The concept of a shell is implemented in the SHELL class. The SHELL class is derived from the ENTITY class; therefore, SHELLs are part of the persistent model and inherit all of the Model Management capabilities of the ENTITY class. Each instance of a SHELL contains a pointer to its parent LUMP, a pointer to the next SHELL in a singly-linked list of SHELLs owned by its LUMP, a pointer to the first FACE in a singly-linked list of FACEs owned by the SHELL, a pointer to the first WIRE in a singly-linked list of WIREs owned by the SHELL, and a pointer to a hierarchy of child SUBSHELLs. A FACE or WIRE must be contained either in the SHELL itself or in exactly one of its SUBSHELLs.

Some of the most commonly used SHELL methods are listed below.

SHELL::lump() Returns a pointer to the owning LUMP, if there is one.
SHELL::owner() Returns a pointer to the owning LUMP, if there is one.
SHELL::next() Returns a pointer to the next SHELL of the owning LUMP, if there is one.
SHELL::subshell() Returns a pointer to the first SUBSHELL owned directly by this SHELL, if there is one.
SHELL::face() Returns a pointer to the first FACE in a complete list of all FACEs owned by this SHELL;
that is, it pretends no SUBSHELLs exist.
SHELL::face_list() Returns a pointer to the first FACE owned directly by this SHELL;
that is, it takes SUBSHELLs into account.
SHELL::wire() Returns a pointer to the first WIRE in a complete list of all WIREs owned by this SHELL;
that is, it pretends no SUBSHELLs exist.
SHELL::wire_list() Returns a pointer to the first WIRE owned directly by this SHELL;
that is, it takes SUBSHELLs into account.
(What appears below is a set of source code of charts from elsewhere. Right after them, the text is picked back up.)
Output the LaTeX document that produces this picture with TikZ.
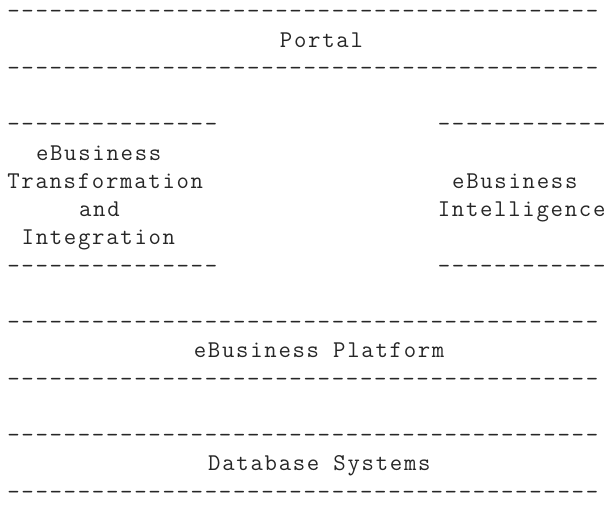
\documentclass[tikz,border=0pt]{standalone}
\usepackage{fontspec}
\setmonofont{Latin Modern Mono}[LetterSpace=7.12]
\tikzset{
  asc/.style={font=\ttfamily\fontsize{24.07pt}{28pt}\selectfont, text=black!85,
              inner sep=0pt, outer sep=0pt, anchor=base west},
}
% column c, row r  ->  x = 7.3 + 14.35 c ,  baseline y = 18.8 + 28.25 r
\newcommand{\cx}[1]{7.3+14.35*#1}
\newcommand{\ry}[1]{18.8+28.25*#1}
\begin{document}
\begin{tikzpicture}[x=1pt,y=-1pt]
\useasboundingbox (0,0) rectangle (611,504);
% Portal
\node[asc] (portalTop) at ({\cx{0}},{\ry{0}}) {------------------------------------------};
\node[asc] (portal)    at ({\cx{19}},{\ry{1}}) {Portal};
\node[asc] (portalBot) at ({\cx{0}},{\ry{2}}) {------------------------------------------};
% eBusiness Transformation and Integration
\node[asc] (tiTop) at ({\cx{0}},{\ry{4}}) {---------------};
\node[asc] (ti1)   at ({\cx{2}},{\ry{5}}) {eBusiness};
\node[asc] (ti2)   at ({\cx{0}},{\ry{6}}) {Transformation};
\node[asc] (ti3)   at ({\cx{5}},{\ry{7}}) {and};
\node[asc] (ti4)   at ({\cx{1}},{\ry{8}}) {Integration};
\node[asc] (tiBot) at ({\cx{0}},{\ry{9}}) {---------------};
% eBusiness Intelligence
\node[asc] (biTop) at ({\cx{30}},{\ry{4}}) {------------};
\node[asc] (bi1)   at ({\cx{31}},{\ry{6}}) {eBusiness};
\node[asc] (bi2)   at ({\cx{30}},{\ry{7}}) {Intelligence};
\node[asc] (biBot) at ({\cx{30}},{\ry{9}}) {------------};
% eBusiness Platform
\node[asc] (platTop) at ({\cx{0}},{\ry{11}}) {------------------------------------------};
\node[asc] (plat)    at ({\cx{13}},{\ry{12}}) {eBusiness Platform};
\node[asc] (platBot) at ({\cx{0}},{\ry{13}}) {------------------------------------------};
% Database Systems
\node[asc] (dbTop) at ({\cx{0}},{\ry{15}}) {------------------------------------------};
\node[asc] (db)    at ({\cx{14}},{\ry{16}}) {Database Systems};
\node[asc] (dbBot) at ({\cx{0}},{\ry{17}}) {------------------------------------------};
\end{tikzpicture}
\end{document}
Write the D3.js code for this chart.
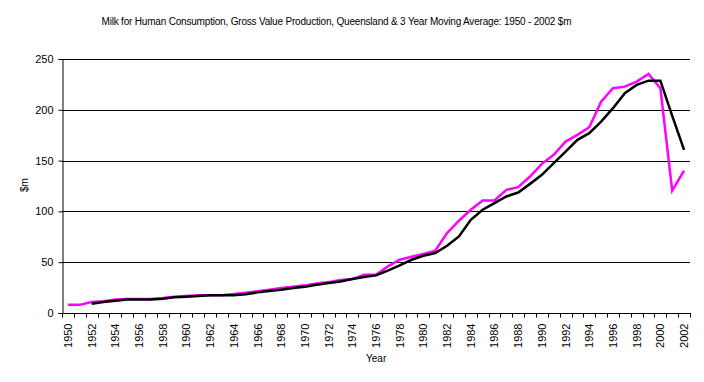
<!DOCTYPE html>
<html><head><meta charset="utf-8">
<script src="https://cdn.jsdelivr.net/npm/d3@7"></script>
<style>body{margin:0;background:#fff}svg{display:block}text{font-family:"Liberation Sans",Arial,sans-serif;fill:#000}</style>
</head><body><svg id="c" width="704" height="382"></svg>
<script>
const years = d3.range(1950, 2003);
const actual = [8,8,10.8,11.5,13.4,13.7,13.7,13.7,14.7,16,16.7,17.4,17.4,17.4,18.7,20,21.3,23,24.6,25.9,27.2,29.1,30.4,32.4,33.4,37.7,37.7,45.9,52.4,55.4,58.1,61.3,78.7,90.8,101.6,110.7,110.7,121.2,123.9,134.3,146.8,155.7,168.7,175.3,182.9,208,221.2,222.8,227.7,235.3,221.2,120.5,140.2];
const movingAvg = [null,null,9,10.8,12,13.4,13.4,13.4,14,15.4,16,16.8,17.4,17.4,17.4,18.4,20.3,21.6,22.8,24.6,25.9,27.8,29.5,31.1,33.4,35.4,37,41.8,46.9,52.4,56.3,59,66.2,75.3,91.7,101.6,108.2,114.7,118.6,127.1,136,147.5,158.9,170.4,177,188.4,201.6,216.3,224.5,228.7,228.7,194,160.6];
const yTicks = [0,50,100,150,200,250];
const xTickLabels = years.filter(y => y % 2 === 0);
const title = "Milk for Human Consumption, Gross Value Production, Queensland & 3 Year Moving Average: 1950 - 2002 $m";

const svg = d3.select("#c");
const L = 62, R = 690, T = 59, B = 313;
const x = d3.scaleBand().domain(years).range([L, R]);
const y = d3.scaleLinear().domain([0, 250]).range([B, T]);

svg.append("text").attr("x", 101.5).attr("y", 25).attr("font-size", 10)
  .attr("textLength", 470).attr("lengthAdjust", "spacing").text(title);

// gridlines
svg.append("g").selectAll("line").data(yTicks.filter(d => d > 0)).join("line")
  .attr("x1", L).attr("x2", R).attr("y1", d => Math.round(y(d)) + 0.5).attr("y2", d => Math.round(y(d)) + 0.5)
  .attr("stroke", "#000").attr("stroke-width", 1);

// y axis
const ya = svg.append("g").attr("transform", `translate(${L + 0.5},0)`)
  .call(d3.axisLeft(y).tickValues(yTicks).tickSize(4).tickPadding(5).tickFormat(d3.format("d")));
ya.select(".domain").attr("stroke", "#000");
ya.selectAll("text").attr("font-size", 11).style("font-family", '"Liberation Sans",Arial,sans-serif');

// x axis
const xa = svg.append("g").attr("transform", `translate(0,${B + 0.5})`);
xa.append("line").attr("x1", L).attr("x2", R + 1).attr("stroke", "#000");
xa.selectAll("line.t").data(d3.range(years.length + 1)).join("line").attr("class", "t")
  .attr("x1", i => Math.round(L + i * x.step()) + 0.5).attr("x2", i => Math.round(L + i * x.step()) + 0.5)
  .attr("y1", 0).attr("y2", 4).attr("stroke", "#000");
xa.selectAll("text").data(xTickLabels).join("text")
  .attr("transform", d => `translate(${x(d) + x.bandwidth() / 2 + 4},10) rotate(-90)`)
  .attr("text-anchor", "end").attr("font-size", 11).text(d => d);

svg.append("text").attr("x", 366).attr("y", 362).attr("font-size", 10).text("Year");
svg.append("text").attr("transform", "translate(28,185) rotate(-90)").attr("text-anchor", "middle")
  .attr("font-size", 10).text("$m");

const cx = d => x(d) + x.bandwidth() / 2;
const line = d3.line().defined(d => d[1] != null).x(d => cx(d[0])).y(d => y(d[1]));
svg.append("path").datum(years.map((yr, i) => [yr, actual[i]])).attr("d", line)
  .attr("fill", "none").attr("stroke", "#FF00FF").attr("stroke-width", 2.5);
svg.append("path").datum(years.map((yr, i) => [yr, movingAvg[i]])).attr("d", line)
  .attr("fill", "none").attr("stroke", "#000").attr("stroke-width", 2.5);
</script></body></html>
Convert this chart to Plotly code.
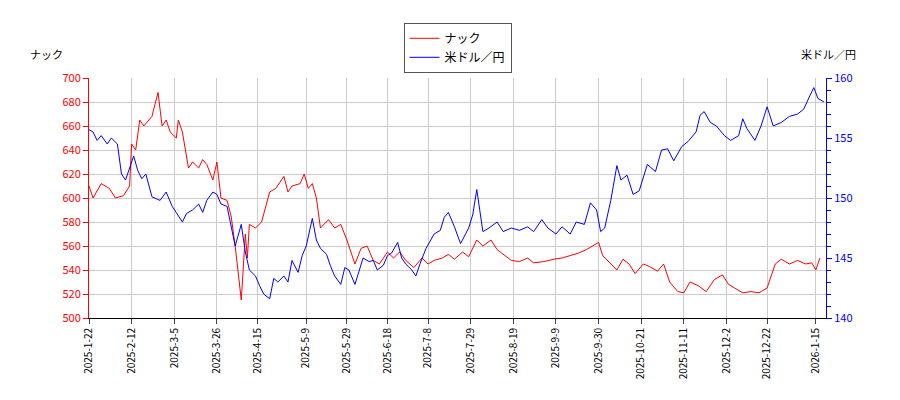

ACIS has multiple API functions to obtain the bounding box of a SHELL. Each has the name api_get_entity_box. The Direct Interface function to obtain the bounding box of a SHELLis get_shell_box(SHELL*, ...). These functions are preferred over SHELL::bound because the bound member function will return a NULL box if it has not been calculated. The global functions will calculate the box if it has not been calculated.